Effective CPU denial of service attack using hash functions

ℹ️ This article was written many years ago. Its technical content may be outdated.

As discussed in a previous post on thwarting attackers who gain control of an unencrypted database, hashing is a useful technique which can be used to obfuscate passwords and other data that needs to be verified without storing the data in plaintext. However, as with any situation in which the source of the data is unknown, hashing algorithms on the server can be exploited. A vulnerability was recently given a lot of publicity where data sent using a normal HTTP request could tie up the server for several minutes to several hours.

hash table is a common data structure used to store POST data sent to a web server. For example, whenever you comment on a post on a website, your name, email and comment are likely stored in a hash table as they are processed. The server uses a hashing algorithm to map keys to values, using the hash as essentially an array index, the algorithm being specified by the implementation language. Alexander Klink and Julian Wälde, security researchers, were able to show that, if they could generate many strings that hashed to the same value, the hash table would degenerate to the point where 99% of CPU time was being used for the duration of the execution of the script.

The researchers describe the vulnerability in their paper.

If the language does not provide a randomized hash function or the application server does not recognize attacks using multi-collisions, an attacker can degenerate the hash table by sending lots of colliding keys. The algorithmic complexity of inserting n elements into the table then goes to O(n**2), making it possible to exhaust hours of CPU time using a single HTTP request.

The maximal POST request size is typically limited to 8 MB, which when filled with a set of multi-collisions would consume about four hours of CPU time on an i7 core. Luckily, this time can not be exhausted because it is limited by the max_input_time (default configuration: -1, unlimited), Ubuntu and several BSDs: 60 seconds) configuration parameter. If the max_input_time parameter is set to -1 (theoretically: unlimited), it is bound by the max_execution_time configuration parameter (default value: 30). On an i7 core, the 60 seconds take a string of multi-collisions of about 500k. 30 seconds of CPU time can be generated using a string of about 300k. This means that an attacker needs about 70-100kbit/s to keep one i7 core constantly busy. An attacker with a Gigabit connection can keep about 10.000 i7 cores busy.

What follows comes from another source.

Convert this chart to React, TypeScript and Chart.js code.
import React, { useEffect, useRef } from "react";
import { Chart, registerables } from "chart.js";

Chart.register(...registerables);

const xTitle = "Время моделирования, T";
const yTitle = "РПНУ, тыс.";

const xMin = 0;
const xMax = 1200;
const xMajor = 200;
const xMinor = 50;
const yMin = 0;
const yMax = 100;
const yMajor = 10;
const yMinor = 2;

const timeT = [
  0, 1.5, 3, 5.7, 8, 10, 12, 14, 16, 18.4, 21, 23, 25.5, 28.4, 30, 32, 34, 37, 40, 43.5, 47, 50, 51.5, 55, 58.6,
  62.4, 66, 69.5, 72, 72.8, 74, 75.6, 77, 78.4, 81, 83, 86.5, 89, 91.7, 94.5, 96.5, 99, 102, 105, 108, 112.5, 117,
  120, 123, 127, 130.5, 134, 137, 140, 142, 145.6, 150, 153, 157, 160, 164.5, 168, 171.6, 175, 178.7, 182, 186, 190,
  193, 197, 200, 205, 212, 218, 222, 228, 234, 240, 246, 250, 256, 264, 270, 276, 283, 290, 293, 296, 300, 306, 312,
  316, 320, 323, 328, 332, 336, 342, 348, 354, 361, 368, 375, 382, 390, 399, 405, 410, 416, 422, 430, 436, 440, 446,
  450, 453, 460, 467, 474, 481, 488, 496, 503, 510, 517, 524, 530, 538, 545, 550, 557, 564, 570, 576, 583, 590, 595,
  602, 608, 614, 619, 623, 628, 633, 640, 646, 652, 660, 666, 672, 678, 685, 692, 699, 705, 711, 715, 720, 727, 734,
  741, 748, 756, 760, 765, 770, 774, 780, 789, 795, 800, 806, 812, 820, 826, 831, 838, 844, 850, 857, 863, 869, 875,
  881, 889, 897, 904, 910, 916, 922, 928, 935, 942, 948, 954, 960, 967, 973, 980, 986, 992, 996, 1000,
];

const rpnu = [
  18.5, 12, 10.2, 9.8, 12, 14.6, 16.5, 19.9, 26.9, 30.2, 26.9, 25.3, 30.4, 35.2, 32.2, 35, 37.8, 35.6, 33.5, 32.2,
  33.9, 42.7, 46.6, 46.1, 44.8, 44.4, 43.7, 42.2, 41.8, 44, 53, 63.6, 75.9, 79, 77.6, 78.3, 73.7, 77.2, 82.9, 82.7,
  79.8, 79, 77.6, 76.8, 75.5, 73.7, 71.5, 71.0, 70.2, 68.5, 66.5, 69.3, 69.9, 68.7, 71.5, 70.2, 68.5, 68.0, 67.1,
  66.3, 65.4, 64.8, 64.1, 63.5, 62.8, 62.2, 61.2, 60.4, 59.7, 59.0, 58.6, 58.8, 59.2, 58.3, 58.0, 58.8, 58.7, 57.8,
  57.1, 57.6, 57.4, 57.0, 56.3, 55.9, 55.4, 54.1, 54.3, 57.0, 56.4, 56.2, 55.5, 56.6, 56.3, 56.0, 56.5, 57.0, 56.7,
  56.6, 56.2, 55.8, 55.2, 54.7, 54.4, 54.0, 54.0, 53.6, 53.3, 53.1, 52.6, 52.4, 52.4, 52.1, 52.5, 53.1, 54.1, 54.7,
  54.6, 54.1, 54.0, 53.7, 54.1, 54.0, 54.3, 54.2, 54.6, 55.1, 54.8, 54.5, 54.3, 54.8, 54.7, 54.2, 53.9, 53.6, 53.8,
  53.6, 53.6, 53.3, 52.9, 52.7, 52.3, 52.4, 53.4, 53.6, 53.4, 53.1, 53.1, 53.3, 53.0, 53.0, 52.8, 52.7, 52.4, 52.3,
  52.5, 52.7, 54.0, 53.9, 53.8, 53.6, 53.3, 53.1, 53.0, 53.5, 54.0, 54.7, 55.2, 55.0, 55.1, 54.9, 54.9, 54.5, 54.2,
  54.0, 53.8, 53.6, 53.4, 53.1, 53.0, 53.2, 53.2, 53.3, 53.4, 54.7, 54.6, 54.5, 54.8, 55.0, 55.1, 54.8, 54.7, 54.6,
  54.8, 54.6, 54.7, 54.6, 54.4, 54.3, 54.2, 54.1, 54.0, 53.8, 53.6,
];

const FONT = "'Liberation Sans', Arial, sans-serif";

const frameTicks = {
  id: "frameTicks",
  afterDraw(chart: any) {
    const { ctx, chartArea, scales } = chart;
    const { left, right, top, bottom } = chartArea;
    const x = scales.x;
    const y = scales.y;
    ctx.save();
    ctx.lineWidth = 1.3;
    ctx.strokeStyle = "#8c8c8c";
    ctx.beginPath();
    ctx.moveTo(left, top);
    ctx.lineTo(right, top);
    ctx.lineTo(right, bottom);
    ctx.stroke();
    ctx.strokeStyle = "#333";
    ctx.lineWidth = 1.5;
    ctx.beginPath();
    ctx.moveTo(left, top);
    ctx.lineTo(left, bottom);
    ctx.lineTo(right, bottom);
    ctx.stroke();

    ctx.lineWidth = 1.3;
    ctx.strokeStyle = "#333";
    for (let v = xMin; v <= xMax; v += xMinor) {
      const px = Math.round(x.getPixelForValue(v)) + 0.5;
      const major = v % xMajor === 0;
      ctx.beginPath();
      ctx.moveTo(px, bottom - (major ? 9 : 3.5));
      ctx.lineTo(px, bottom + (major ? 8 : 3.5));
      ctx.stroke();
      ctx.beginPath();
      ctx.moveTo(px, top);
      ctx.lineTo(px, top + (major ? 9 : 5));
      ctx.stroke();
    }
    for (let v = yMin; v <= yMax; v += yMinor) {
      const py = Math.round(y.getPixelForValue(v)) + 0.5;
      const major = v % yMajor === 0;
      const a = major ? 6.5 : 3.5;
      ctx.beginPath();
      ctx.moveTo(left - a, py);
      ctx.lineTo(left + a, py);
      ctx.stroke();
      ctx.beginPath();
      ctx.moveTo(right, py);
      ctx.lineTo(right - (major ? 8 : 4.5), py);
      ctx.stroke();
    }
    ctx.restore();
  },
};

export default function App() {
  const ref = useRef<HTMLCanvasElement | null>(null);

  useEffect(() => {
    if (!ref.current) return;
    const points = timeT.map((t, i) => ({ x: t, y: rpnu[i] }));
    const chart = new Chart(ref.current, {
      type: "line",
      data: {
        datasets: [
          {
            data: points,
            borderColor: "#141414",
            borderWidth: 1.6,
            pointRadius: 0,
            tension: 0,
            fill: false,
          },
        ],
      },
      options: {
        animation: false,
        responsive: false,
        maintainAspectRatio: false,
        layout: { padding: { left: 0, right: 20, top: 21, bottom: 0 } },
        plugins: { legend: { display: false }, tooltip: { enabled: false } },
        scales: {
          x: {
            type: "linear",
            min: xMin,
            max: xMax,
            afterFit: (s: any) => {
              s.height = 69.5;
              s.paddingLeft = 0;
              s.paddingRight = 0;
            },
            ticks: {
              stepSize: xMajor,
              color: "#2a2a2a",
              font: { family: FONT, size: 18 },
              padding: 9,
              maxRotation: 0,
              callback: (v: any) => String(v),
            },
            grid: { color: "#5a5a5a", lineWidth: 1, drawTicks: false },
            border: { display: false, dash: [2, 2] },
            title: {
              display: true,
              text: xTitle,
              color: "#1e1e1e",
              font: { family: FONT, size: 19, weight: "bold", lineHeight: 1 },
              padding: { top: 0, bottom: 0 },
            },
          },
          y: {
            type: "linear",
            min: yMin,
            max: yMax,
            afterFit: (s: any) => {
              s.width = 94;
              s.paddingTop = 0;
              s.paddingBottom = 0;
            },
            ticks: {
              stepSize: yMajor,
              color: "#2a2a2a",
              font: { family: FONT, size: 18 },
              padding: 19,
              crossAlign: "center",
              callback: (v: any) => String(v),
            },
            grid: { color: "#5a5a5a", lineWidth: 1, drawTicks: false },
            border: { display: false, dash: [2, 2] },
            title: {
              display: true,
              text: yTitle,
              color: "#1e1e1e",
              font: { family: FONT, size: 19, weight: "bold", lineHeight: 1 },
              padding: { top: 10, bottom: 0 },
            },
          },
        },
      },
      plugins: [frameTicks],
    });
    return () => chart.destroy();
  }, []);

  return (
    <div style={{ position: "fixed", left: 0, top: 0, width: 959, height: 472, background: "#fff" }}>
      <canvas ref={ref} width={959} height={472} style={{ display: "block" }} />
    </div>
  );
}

By implementing a randomized hash function, as described above, the attacker cannot possibly force hash collisions on the scale required to tie up the web server. PHP uses the DJBX33 hash function, which has the property that if two strings collide under this function, then any other strings containing these as substrings collide too (this weakness is known as the “equivalent substring” property). This gives an attacker an effective means to compute hash collisions where otherwise a brute force attack would be the most effective route. The fact that most hash table algorithms are not cryptographically strong means that it can be trivial to reverse-engineer the algorithm to generate collisions.

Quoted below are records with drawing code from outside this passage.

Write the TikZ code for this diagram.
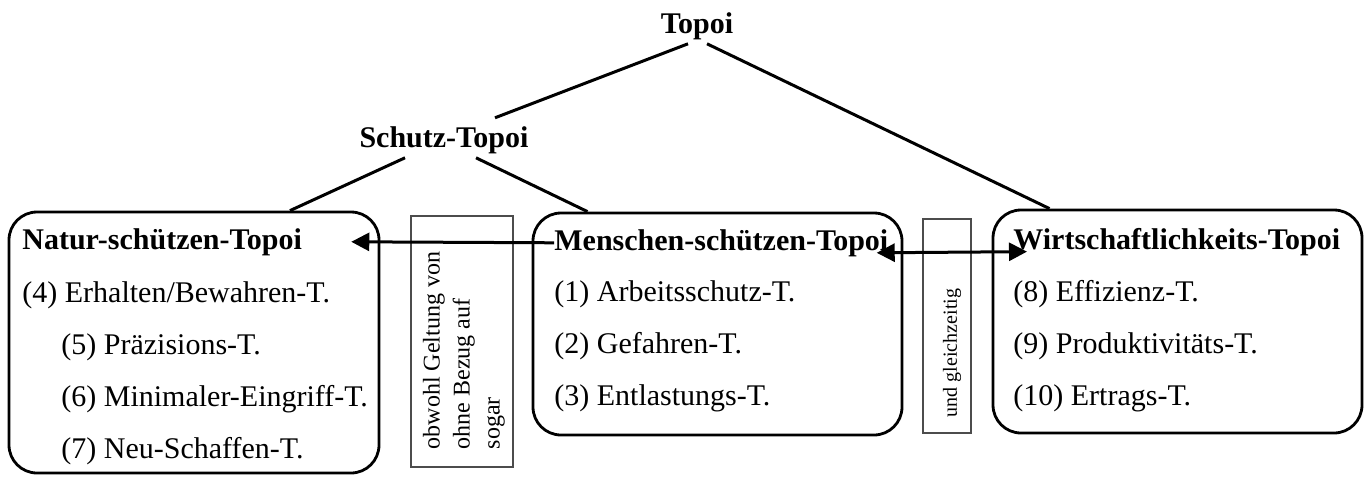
\documentclass[tikz,border=0pt]{standalone}
\usepackage{fontspec}
\setmainfont{Liberation Serif}
\usetikzlibrary{arrows.meta}

\begin{document}
\begin{tikzpicture}[x=0.5pt,y=-0.5pt,
    head/.style={font=\fontsize{15}{18}\selectfont\bfseries,inner sep=2pt},
    ttl/.style={font=\fontsize{15}{18}\selectfont\bfseries,inner sep=0pt,anchor=base west},
    item/.style={font=\fontsize{15}{18}\selectfont,inner sep=0pt,anchor=base west},
    topbox/.style={draw,line width=1.4pt,rounded corners=14pt},
    notebox/.style={draw=black!70,line width=1pt},
    link/.style={line width=1.5pt},
    arr/.style={line width=1.5pt,-{Triangle[length=9pt,width=9pt]}},
    arrboth/.style={line width=1.5pt,{Triangle[length=9pt,width=9pt]}-{Triangle[length=9pt,width=9pt]}}]
      \useasboundingbox (0,0) rectangle (1370,484);
      \node[head,anchor=base] (topoi) at (697,33) {Topoi};
      \node[head,anchor=base] (schutz) at (444,147) {Schutz-Topoi};
      \node[topbox,minimum width=185pt,minimum height=130.5pt] (natur) at (194,342.5) {};
      \node[topbox,minimum width=184.5pt,minimum height=111pt] (menschen) at (717.5,324) {};
      \node[topbox,minimum width=184.5pt,minimum height=111.5pt] (wirt) at (1177.5,321.5) {};
      \node[notebox,minimum width=51pt,minimum height=125.5pt] (obwohl) at (462,341.5) {};
      \node[notebox,minimum width=24pt,minimum height=107pt] (und) at (947,326) {};
      \node[rotate=90,align=left,font=\fontsize{12}{15}\selectfont,inner sep=0pt] (obwohltxt) at (464,350.5) {obwohl Geltung von\\ohne Bezug auf\\sogar};
      \node[rotate=90,font=\fontsize{10}{12}\selectfont,inner sep=0pt] (undtxt) at (952,353) {und gleichzeitig};
      \node[ttl] (ntitle) at (22,249) {Natur-schützen-Topoi};
      \node[item] (n4) at (22,302) {(4) Erhalten/Bewahren-T.};
      \node[item] (n5) at (61,354) {(5) Präzisions-T.};
      \node[item] (n6) at (61,406) {(6) Minimaler-Eingriff-T.};
      \node[item] (n7) at (61,458) {(7) Neu-Schaffen-T.};
      \node[ttl] (mtitle) at (554,250) {Menschen-schützen-Topoi};
      \node[item] (m1) at (554,301) {(1) Arbeitsschutz-T.};
      \node[item] (m2) at (554,353) {(2) Gefahren-T.};
      \node[item] (m3) at (554,405) {(3) Entlastungs-T.};
      \node[ttl] (wtitle) at (1013,249) {Wirtschaftlichkeits-Topoi};
      \node[item] (w8) at (1013,301) {(8) Effizienz-T.};
      \node[item] (w9) at (1013,353) {(9) Produktivitäts-T.};
      \node[item] (w10) at (1013,405) {(10) Ertrags-T.};
      \draw[link] ([xshift=-4.5pt]topoi.south) -- ([xshift=25.5pt,yshift=2pt]schutz.north);
      \draw[link] ([xshift=5pt]topoi.south) -- ([xshift=-64pt]wirt.north);
      \draw[link] ([xshift=-19.5pt]schutz.south) -- ([xshift=48pt]natur.north);
      \draw[link] ([xshift=16pt]schutz.south) -- ([xshift=-65pt]menschen.north);
      \draw[arr] (mtitle.west) -- ([xshift=24.5pt]ntitle.east);
      \draw[arrboth] ([xshift=-6pt,yshift=-5pt]mtitle.east) -- ([xshift=7pt,yshift=-5pt]wtitle.west);
    \end{tikzpicture}
\end{document}
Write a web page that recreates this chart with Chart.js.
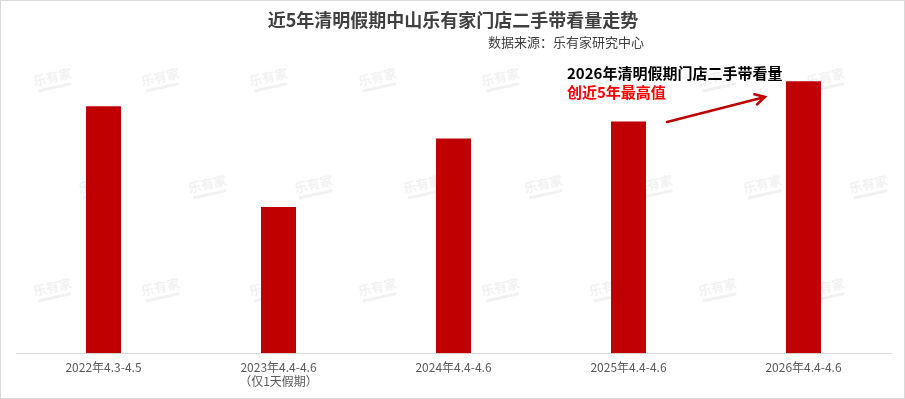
<!DOCTYPE html>
<html>
<head>
<meta charset="utf-8">
<script src="https://cdn.jsdelivr.net/npm/chart.js@4/dist/chart.umd.min.js"></script>
<style>
  html, body { margin:0; padding:0; background:#fff; }
  #wrap { width:905px; height:399px; box-sizing:border-box; border:1px solid #d9d9d9; position:relative; }
  canvas { display:block; }
</style>
</head>
<body>
<div id="wrap"><canvas id="chart" width="903" height="397"></canvas></div>
<script>
/* ------------------ Data ------------------ */
const categories = [["2022年4.3-4.5"], ["2023年4.4-4.6", "（仅1天假期）"], ["2024年4.4-4.6"], ["2025年4.4-4.6"], ["2026年4.4-4.6"]];
const viewings = [245, 145, 213, 230, 270];
const titleText = "近5年清明假期中山乐有家门店二手带看量走势";
const sourceText = "数据来源：乐有家研究中心";
const noteLines = ["2026年清明假期门店二手带看量", "创近5年最高值"];

const FONT = '"Noto Sans CJK SC", "Noto Sans", sans-serif';

/* ------------------ Watermark + title + note ------------------ */
const decor = {
  id: 'decor',
  beforeDatasetsDraw(chart) {
    const c = chart.ctx;
    const rows = [
      { y: 79, xs: [52, 160, 268, 377, 500, 608, 717, 825] },
      { y: 186, xs: [97, 207, 313, 422, 543, 653, 762, 868] },
      { y: 289, xs: [52, 160, 268, 377, 500, 608, 717, 825] }
    ];
    c.save();
    rows.forEach(r => r.xs.forEach(x => {
      c.save();
      c.translate(x, r.y);
      c.rotate(-0.22);
      c.fillStyle = 'rgba(200,200,200,0.25)';
      c.font = 'bold 13px ' + FONT;
      c.textAlign = 'center';
      c.textBaseline = 'middle';
      c.fillText('乐有家', 0, -3);
      c.fillRect(-17, 6, 34, 3);
      c.restore();
    }));
    c.restore();
  },
  afterDraw(chart) {
    const c = chart.ctx;
    c.save();
    c.textBaseline = 'middle';
    c.textAlign = 'center';
    c.fillStyle = '#404040';
    c.font = 'bold 18px ' + FONT;
    c.fillText(titleText, 452, 19);
    c.textAlign = 'right';
    c.font = '13px ' + FONT;
    c.fillStyle = '#404040';
    c.fillText(sourceText, 643, 41);

    c.textAlign = 'left';
    c.font = 'bold 15px ' + FONT;
    c.fillStyle = '#000';
    c.fillText(noteLines[0], 566, 72);
    c.fillStyle = '#ff0000';
    c.fillText(noteLines[1], 566, 91);

    // arrow from 2025 bar toward 2026 bar
    const x0 = 666, y0 = 121, x1 = 764, y1 = 96;
    c.strokeStyle = '#c00000';
    c.lineWidth = 2.5;
    c.lineCap = 'round';
    c.beginPath();
    c.moveTo(x0, y0);
    c.lineTo(x1, y1);
    const a = Math.atan2(y1 - y0, x1 - x0);
    c.moveTo(x1 - 11 * Math.cos(a - 0.5), y1 - 11 * Math.sin(a - 0.5));
    c.lineTo(x1, y1);
    c.lineTo(x1 - 11 * Math.cos(a + 0.5), y1 - 11 * Math.sin(a + 0.5));
    c.stroke();
    c.restore();
  }
};

/* ------------------ Chart ------------------ */
new Chart(document.getElementById('chart'), {
  type: 'bar',
  data: {
    labels: categories,
    datasets: [{
      data: viewings,
      backgroundColor: '#c00000',
      barPercentage: 0.2,
      categoryPercentage: 1
    }]
  },
  options: {
    responsive: false,
    animation: false,
    layout: { padding: { left: 15, right: 13, top: 60, bottom: 10 } },
    plugins: { legend: { display: false }, tooltip: { enabled: false } },
    scales: {
      x: {
        grid: { display: false },
        border: { color: '#d9d9d9', width: 1 },
        ticks: { color: '#595959', font: { family: FONT, size: 12 }, padding: -1, maxRotation: 0 }
      },
      y: {
        display: false,
        min: 0,
        max: 290
      }
    }
  },
  plugins: [decor]
});
</script>
</body>
</html>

This vulnerability isn’t new: it was first published back in 2003, but only recently gained substantial attention by technology media, meaning that a fix had to be fast-tracked. And PHP was not the only scripting language affected: ASP.NET, Java, Python and Ruby, among others, are also subject to this vulnerability (although not all because of the “equivalent substring” weakness in their hashing algorithms). Microsoft have also released an emergency out-of-cycle patch addressing this vulnerability in their .NET framework.